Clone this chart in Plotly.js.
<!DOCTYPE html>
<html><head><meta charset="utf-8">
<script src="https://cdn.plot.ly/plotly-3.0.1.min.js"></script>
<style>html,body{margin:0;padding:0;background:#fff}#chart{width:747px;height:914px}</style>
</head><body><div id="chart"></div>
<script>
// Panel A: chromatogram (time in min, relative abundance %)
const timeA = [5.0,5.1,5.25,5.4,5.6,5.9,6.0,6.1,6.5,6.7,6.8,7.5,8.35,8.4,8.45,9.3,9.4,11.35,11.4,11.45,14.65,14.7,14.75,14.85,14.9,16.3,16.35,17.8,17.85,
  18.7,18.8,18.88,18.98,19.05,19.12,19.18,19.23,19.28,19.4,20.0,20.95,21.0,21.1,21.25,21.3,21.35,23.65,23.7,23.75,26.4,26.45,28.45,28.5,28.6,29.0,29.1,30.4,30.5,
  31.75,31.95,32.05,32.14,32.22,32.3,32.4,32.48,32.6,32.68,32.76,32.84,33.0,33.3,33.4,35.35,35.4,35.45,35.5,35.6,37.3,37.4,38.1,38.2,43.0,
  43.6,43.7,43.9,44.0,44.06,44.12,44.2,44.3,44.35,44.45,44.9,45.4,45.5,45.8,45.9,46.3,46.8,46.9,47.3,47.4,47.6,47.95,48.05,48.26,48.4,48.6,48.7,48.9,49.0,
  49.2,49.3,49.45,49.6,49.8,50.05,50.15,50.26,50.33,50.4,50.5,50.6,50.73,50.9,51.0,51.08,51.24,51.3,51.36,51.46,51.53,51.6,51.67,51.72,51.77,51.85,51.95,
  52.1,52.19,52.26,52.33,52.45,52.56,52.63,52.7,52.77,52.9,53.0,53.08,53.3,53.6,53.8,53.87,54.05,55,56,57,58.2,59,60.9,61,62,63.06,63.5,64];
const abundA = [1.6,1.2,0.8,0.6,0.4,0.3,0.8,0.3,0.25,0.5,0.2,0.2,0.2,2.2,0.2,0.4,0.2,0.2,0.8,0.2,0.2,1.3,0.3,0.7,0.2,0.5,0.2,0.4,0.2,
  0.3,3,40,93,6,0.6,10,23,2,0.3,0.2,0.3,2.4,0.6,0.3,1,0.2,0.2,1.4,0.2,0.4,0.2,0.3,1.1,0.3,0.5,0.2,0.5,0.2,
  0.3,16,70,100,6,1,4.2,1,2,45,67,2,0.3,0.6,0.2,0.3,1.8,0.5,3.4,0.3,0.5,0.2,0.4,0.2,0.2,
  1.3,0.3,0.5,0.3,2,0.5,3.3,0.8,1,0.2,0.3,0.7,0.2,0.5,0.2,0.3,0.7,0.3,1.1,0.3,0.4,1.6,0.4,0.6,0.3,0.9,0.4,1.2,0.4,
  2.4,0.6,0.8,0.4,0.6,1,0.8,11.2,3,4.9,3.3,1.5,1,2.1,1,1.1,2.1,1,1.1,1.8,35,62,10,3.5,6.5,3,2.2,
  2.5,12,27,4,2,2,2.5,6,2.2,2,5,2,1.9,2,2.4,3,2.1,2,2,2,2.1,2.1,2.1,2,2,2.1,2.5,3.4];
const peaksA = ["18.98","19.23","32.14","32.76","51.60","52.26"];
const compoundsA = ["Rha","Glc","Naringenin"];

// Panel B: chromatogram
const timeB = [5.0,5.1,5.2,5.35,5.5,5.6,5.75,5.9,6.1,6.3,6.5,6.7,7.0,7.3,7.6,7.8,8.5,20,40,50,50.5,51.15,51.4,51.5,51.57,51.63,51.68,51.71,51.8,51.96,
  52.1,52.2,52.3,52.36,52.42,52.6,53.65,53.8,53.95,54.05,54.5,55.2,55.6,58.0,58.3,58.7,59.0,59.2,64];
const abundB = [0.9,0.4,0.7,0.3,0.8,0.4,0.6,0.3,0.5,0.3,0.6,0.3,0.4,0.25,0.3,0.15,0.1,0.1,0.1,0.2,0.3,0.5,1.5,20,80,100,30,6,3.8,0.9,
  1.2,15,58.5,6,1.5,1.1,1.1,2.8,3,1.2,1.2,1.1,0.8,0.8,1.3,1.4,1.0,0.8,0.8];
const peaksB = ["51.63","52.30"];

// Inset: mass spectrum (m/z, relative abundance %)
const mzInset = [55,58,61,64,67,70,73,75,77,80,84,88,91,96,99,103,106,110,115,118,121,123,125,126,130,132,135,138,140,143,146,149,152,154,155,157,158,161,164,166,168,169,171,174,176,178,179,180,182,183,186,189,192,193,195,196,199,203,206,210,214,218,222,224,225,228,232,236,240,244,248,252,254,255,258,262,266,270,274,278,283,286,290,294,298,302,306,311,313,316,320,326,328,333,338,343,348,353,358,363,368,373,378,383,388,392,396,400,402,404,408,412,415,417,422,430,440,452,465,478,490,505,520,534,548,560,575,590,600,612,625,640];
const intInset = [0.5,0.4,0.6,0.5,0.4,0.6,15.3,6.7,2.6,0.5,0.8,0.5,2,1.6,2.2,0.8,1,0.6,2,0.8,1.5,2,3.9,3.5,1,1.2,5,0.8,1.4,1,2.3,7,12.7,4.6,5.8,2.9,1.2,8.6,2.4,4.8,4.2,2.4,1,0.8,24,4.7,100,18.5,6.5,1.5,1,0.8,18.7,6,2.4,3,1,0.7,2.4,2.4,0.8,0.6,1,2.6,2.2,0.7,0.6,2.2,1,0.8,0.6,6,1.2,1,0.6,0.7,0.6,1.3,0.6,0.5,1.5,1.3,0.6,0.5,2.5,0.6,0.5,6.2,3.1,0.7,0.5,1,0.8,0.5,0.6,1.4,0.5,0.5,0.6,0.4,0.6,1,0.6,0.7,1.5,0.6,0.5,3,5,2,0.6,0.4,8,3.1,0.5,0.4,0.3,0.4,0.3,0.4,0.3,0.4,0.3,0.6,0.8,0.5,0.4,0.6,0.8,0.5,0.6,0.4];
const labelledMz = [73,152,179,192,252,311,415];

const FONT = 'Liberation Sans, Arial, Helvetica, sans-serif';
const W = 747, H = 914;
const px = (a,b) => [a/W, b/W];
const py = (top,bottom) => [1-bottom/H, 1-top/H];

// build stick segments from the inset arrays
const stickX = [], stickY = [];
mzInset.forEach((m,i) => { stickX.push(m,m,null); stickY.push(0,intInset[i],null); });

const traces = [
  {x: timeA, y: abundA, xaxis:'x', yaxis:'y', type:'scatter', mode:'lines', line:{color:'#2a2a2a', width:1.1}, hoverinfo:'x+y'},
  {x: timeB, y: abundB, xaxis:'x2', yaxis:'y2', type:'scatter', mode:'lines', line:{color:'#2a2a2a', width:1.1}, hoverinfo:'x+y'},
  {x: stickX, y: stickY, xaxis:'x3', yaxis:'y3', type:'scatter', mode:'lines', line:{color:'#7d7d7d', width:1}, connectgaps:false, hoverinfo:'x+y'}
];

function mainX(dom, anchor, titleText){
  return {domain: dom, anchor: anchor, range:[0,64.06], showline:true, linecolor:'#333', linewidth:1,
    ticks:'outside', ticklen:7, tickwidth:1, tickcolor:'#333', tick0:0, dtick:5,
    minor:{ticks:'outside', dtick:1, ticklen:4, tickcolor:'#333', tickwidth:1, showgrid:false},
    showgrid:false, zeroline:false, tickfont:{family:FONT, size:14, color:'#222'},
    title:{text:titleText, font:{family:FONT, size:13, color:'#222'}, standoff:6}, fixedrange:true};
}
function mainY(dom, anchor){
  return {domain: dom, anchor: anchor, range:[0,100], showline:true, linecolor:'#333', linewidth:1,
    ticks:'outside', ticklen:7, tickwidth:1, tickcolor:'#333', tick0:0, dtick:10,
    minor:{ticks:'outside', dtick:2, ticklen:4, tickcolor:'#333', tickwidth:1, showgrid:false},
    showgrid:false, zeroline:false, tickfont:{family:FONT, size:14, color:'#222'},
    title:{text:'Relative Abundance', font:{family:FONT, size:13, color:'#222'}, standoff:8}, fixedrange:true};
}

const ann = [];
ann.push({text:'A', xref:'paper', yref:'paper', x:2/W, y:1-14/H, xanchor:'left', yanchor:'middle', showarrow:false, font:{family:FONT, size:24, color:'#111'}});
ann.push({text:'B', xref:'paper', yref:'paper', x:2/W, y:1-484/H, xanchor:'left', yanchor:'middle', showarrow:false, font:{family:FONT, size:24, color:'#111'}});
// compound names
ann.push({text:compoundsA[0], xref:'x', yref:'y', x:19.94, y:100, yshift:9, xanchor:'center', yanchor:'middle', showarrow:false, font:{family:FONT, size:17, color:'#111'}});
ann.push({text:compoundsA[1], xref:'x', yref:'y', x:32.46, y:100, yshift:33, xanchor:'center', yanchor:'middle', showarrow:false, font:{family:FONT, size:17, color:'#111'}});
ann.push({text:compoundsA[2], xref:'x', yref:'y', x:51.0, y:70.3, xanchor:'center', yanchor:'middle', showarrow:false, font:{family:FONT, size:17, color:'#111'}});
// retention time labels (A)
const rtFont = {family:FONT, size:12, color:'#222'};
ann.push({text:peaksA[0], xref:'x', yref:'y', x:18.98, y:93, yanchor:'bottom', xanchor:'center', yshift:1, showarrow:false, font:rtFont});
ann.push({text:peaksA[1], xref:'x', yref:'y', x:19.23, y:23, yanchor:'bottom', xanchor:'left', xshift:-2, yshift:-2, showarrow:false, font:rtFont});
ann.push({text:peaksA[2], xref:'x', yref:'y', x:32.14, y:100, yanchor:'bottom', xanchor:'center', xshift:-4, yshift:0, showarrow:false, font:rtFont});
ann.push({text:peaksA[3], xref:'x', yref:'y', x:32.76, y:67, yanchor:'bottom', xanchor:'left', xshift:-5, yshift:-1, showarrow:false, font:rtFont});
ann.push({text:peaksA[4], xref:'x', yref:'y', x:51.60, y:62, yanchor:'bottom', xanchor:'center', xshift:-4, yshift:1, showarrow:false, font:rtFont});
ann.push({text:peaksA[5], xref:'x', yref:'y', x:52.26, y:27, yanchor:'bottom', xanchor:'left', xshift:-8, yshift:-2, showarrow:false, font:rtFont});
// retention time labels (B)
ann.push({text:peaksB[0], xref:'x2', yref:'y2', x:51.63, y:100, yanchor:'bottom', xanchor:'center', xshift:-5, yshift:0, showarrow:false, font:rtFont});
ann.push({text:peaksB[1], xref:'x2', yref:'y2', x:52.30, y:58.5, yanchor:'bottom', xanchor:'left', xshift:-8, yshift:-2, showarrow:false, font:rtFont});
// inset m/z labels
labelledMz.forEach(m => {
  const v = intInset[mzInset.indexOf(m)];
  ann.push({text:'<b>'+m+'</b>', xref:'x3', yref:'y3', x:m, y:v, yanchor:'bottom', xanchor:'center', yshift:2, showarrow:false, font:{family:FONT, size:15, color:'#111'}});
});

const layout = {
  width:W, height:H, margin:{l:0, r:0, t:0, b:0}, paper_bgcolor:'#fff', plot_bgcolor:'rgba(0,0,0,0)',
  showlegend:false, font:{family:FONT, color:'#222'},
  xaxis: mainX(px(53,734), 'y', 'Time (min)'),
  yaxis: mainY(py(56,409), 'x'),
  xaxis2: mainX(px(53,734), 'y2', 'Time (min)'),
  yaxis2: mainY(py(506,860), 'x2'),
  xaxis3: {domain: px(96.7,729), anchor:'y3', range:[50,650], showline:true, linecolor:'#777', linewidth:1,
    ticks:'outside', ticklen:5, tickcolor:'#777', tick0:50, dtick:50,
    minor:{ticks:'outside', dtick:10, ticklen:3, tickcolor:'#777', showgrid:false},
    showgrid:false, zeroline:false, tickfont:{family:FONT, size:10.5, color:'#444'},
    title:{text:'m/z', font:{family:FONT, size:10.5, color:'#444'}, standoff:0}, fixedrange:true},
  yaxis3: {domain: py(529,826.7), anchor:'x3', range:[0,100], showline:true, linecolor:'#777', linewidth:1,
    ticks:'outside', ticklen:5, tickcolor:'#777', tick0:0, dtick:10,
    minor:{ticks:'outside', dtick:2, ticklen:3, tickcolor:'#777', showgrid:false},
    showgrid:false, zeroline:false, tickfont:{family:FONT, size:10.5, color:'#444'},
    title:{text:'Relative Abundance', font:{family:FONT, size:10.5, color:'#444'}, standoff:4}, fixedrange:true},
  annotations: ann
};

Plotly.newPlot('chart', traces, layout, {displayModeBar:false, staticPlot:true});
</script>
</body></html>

#### EXERCISE
Looking at the data above, how many lines hold the word "chart"? Respond with the number alone.

#### EXERCISE SOLUTION
4